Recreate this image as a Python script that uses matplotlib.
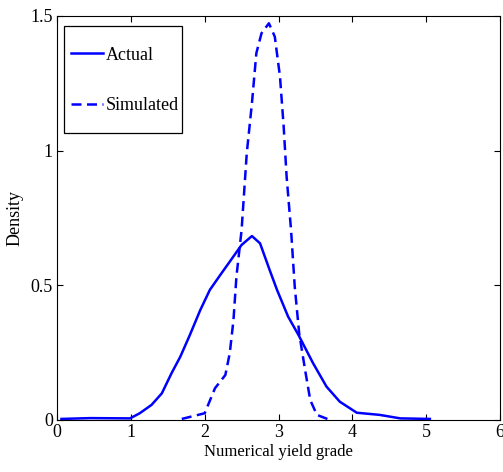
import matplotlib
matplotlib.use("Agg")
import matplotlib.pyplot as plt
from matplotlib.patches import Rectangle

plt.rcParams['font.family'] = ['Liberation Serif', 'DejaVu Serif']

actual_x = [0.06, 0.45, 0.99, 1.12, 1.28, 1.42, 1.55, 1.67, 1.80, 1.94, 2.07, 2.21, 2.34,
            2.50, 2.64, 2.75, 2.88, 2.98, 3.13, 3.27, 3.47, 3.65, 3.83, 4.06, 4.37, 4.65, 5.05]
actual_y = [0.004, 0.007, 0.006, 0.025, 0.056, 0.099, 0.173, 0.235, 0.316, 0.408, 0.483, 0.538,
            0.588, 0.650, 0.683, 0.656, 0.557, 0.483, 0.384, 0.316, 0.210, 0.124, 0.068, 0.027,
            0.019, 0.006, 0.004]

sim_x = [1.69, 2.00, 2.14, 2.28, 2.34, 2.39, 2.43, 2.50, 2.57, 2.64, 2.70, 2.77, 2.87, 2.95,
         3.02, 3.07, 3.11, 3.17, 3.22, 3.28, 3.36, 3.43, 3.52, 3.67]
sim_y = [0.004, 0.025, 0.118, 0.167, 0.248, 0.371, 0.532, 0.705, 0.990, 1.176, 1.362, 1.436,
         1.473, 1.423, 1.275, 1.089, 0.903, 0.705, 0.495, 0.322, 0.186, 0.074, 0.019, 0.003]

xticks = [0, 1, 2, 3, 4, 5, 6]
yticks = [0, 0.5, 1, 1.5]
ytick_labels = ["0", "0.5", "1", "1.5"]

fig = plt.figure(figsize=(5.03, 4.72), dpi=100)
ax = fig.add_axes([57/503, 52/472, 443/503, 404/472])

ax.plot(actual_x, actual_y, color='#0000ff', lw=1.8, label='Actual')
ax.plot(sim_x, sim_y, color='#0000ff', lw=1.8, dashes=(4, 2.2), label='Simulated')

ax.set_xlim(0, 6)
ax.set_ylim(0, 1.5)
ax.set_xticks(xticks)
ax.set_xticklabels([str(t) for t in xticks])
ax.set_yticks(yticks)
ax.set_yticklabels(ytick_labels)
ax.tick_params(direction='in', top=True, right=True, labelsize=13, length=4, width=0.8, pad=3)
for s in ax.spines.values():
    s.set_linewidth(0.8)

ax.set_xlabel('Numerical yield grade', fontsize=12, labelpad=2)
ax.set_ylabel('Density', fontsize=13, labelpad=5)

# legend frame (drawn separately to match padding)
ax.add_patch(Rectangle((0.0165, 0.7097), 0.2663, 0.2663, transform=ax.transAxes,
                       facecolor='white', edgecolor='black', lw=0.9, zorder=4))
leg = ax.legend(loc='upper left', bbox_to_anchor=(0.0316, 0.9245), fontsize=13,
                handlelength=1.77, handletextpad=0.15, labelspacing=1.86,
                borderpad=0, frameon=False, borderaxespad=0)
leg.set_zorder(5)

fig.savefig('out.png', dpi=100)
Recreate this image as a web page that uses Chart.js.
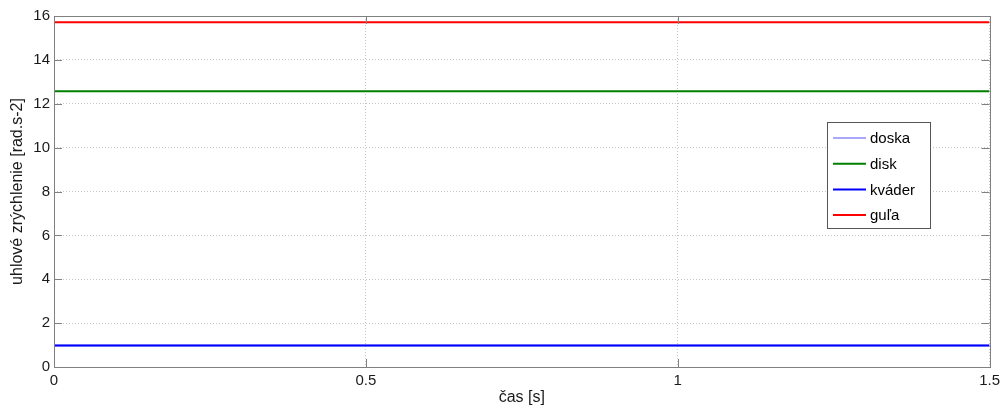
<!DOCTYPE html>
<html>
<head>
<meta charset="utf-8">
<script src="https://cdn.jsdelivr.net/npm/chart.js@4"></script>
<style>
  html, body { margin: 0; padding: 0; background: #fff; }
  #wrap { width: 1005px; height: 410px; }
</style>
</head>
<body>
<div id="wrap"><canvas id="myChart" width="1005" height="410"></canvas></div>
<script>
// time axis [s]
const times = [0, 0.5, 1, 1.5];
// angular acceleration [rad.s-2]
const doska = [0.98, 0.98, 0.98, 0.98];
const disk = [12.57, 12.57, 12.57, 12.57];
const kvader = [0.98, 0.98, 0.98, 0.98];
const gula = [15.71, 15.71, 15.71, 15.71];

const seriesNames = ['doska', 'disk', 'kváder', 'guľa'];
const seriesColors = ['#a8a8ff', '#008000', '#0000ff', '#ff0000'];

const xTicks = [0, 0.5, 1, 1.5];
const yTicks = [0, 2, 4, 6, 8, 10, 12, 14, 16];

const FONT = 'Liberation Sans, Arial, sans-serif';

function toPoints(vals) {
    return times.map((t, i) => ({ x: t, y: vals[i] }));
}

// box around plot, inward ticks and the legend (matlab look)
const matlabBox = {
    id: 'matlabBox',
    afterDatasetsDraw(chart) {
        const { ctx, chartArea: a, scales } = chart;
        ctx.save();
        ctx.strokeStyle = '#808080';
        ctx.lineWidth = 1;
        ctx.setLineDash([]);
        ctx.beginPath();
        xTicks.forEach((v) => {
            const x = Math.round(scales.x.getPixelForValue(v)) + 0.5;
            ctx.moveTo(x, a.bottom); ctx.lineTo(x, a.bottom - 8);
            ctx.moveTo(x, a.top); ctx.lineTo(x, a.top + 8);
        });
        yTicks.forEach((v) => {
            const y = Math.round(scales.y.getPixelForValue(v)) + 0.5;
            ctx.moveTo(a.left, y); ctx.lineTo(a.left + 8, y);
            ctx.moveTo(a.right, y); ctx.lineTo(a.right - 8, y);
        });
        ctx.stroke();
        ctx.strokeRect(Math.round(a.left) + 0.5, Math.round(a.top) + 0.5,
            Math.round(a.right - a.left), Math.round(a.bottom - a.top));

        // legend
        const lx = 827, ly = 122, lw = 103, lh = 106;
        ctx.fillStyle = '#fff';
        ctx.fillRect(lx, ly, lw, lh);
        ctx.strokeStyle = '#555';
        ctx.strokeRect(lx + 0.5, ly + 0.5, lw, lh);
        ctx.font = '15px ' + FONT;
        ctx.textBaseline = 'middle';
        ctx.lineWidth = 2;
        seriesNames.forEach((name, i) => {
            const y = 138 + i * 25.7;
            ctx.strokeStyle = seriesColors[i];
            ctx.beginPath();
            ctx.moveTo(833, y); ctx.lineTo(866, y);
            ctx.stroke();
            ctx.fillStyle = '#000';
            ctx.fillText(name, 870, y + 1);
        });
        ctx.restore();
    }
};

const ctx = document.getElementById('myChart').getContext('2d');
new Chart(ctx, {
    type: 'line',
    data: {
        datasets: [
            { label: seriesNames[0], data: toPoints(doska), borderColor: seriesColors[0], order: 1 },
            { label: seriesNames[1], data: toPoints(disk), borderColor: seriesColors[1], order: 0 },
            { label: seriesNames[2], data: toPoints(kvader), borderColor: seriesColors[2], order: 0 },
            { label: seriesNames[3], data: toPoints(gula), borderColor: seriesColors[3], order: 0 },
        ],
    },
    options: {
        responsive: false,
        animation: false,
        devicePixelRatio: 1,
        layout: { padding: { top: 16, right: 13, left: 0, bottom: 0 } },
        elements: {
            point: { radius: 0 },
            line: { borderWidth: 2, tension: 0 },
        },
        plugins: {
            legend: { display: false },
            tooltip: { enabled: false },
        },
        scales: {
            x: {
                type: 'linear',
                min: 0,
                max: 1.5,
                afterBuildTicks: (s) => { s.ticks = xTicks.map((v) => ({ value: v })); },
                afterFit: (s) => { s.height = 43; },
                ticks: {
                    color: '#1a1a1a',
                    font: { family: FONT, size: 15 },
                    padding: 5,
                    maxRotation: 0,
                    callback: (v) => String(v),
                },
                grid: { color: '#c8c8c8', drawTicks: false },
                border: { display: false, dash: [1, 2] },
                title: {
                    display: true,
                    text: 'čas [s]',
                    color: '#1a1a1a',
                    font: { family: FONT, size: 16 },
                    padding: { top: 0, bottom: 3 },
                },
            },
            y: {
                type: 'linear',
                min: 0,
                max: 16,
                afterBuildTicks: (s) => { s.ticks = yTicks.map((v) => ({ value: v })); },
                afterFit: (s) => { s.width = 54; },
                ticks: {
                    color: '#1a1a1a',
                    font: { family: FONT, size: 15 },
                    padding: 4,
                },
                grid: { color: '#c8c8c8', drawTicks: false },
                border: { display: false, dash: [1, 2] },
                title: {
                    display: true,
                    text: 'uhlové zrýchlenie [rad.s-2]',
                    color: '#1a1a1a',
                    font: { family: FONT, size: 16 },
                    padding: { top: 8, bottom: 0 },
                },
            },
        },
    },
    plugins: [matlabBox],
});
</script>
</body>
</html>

========

■ Instructions for the task
Omit the pictures, then repeat exactly each line from the beginning of the listing through the line with "dashes=(4, 2.2), label='Simulated')".

■ Exercise response
Recreate this image as a Python script that uses matplotlib.
import matplotlib
matplotlib.use("Agg")
import matplotlib.pyplot as plt
from matplotlib.patches import Rectangle

plt.rcParams['font.family'] = ['Liberation Serif', 'DejaVu Serif']

actual_x = [0.06, 0.45, 0.99, 1.12, 1.28, 1.42, 1.55, 1.67, 1.80, 1.94, 2.07, 2.21, 2.34,
            2.50, 2.64, 2.75, 2.88, 2.98, 3.13, 3.27, 3.47, 3.65, 3.83, 4.06, 4.37, 4.65, 5.05]
actual_y = [0.004, 0.007, 0.006, 0.025, 0.056, 0.099, 0.173, 0.235, 0.316, 0.408, 0.483, 0.538,
            0.588, 0.650, 0.683, 0.656, 0.557, 0.483, 0.384, 0.316, 0.210, 0.124, 0.068, 0.027,
            0.019, 0.006, 0.004]

sim_x = [1.69, 2.00, 2.14, 2.28, 2.34, 2.39, 2.43, 2.50, 2.57, 2.64, 2.70, 2.77, 2.87, 2.95,
         3.02, 3.07, 3.11, 3.17, 3.22, 3.28, 3.36, 3.43, 3.52, 3.67]
sim_y = [0.004, 0.025, 0.118, 0.167, 0.248, 0.371, 0.532, 0.705, 0.990, 1.176, 1.362, 1.436,
         1.473, 1.423, 1.275, 1.089, 0.903, 0.705, 0.495, 0.322, 0.186, 0.074, 0.019, 0.003]

xticks = [0, 1, 2, 3, 4, 5, 6]
yticks = [0, 0.5, 1, 1.5]
ytick_labels = ["0", "0.5", "1", "1.5"]

fig = plt.figure(figsize=(5.03, 4.72), dpi=100)
ax = fig.add_axes([57/503, 52/472, 443/503, 404/472])

ax.plot(actual_x, actual_y, color='#0000ff', lw=1.8, label='Actual')
ax.plot(sim_x, sim_y, color='#0000ff', lw=1.8, dashes=(4, 2.2), label='Simulated')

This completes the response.